The Daily Caller

The Daily Caller

Rush Limbaugh and Jon Huntsman agreed on the stimulus?

Jon Huntsman may not be Rush Limbaugh’s favorite Republican, with the conservative talker blasting the ex-governor as a moderate. But on one important issue, at least, the two had similar ideas. In 2009, there existed little daylight between the two men on the stimulus debate.

The pair’s consensus recovery package: A bifurcated stimulus in which taxes are cut and government dollars are concentrated where most appropriate and effective, on infrastructure.

El Rushbo, in a 2009 Wall Street Journal editorial:

This does not have to be a divisive issue. My proposal is a genuine compromise.

Fifty-three percent of American voters voted for Barack Obama; 46% voted for John McCain, and 1% voted for wackos. Give that 1% to President Obama. Let’s say the vote was 54% to 46%. As a way to bring the country together and at the same time determine the most effective way to deal with recessions, under the Obama-Limbaugh Stimulus Plan of 2009: 54% of the $900 billion — $486 billion — will be spent on infrastructure and pork as defined by Mr. Obama and the Democrats; 46% — $414 billion — will be directed toward tax cuts, as determined by me.

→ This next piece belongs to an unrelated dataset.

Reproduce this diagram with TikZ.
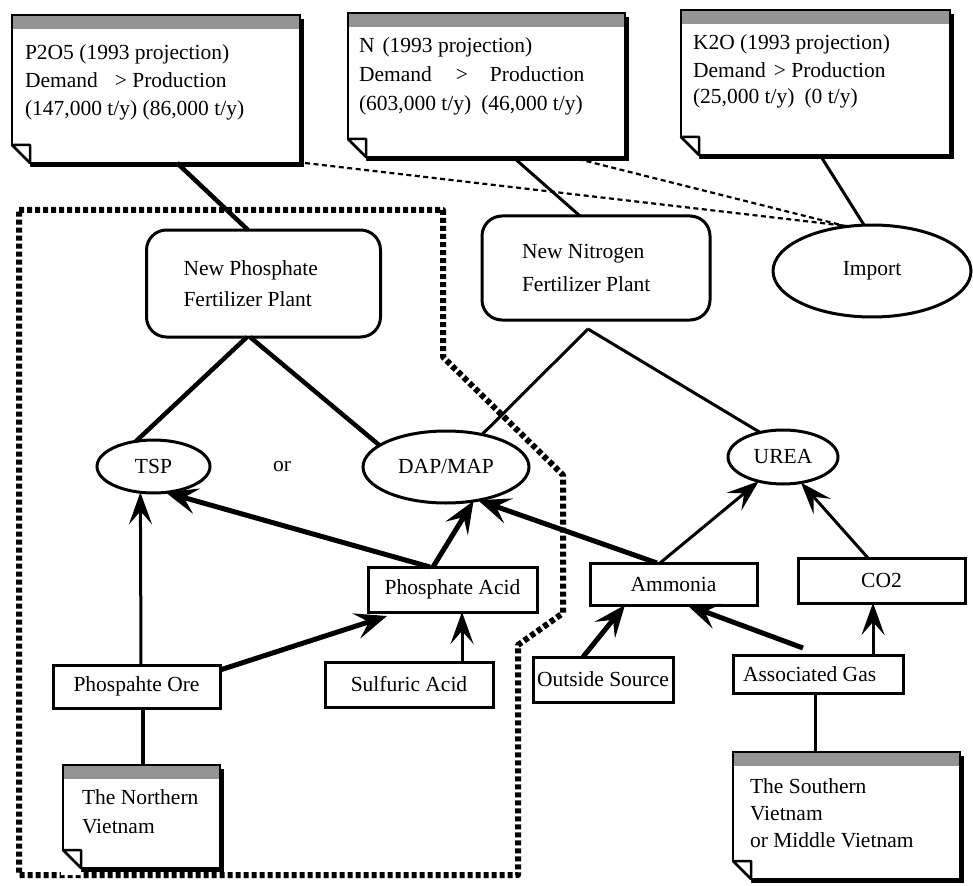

To be sure, Limbaugh is famously known for using injecting humor into debates, so it’s possible that even an op-ed in the Wall Street Journal was meant to be a bit tongue-in-cheek. It’s also likely that Limbaugh’s proposal reflected his belief that a stimulus was a fait accompli (and thus adding tax cuts to a Keynesian spending proposal would be better than nothing).

Regardless, at the end of the day, Limbaugh’s proposal was not dramatically different from Huntsman’s — with Huntsman arguing that the spending measure “should be teamed with incentives for small and medium-sized businesses.”

As the Washington Times reported in 2009, Huntsman said “much of the spending is misdirected and more likely to bloat the government than boost the economy.” And in a earlier interview with Politico at the height of the debate, he floated a “payroll exemption or maybe even a cut in the corporate tax … for small and medium-sized businesses for three years.”

In politics, if you’re explaining, you’re losing. Huntsman will be hurt in a GOP primary by the fact that he supported the stimulus. But it would also be simplistic and inaccurate to argue that what Huntsman wanted — and what Barack Obama delivered — were the same.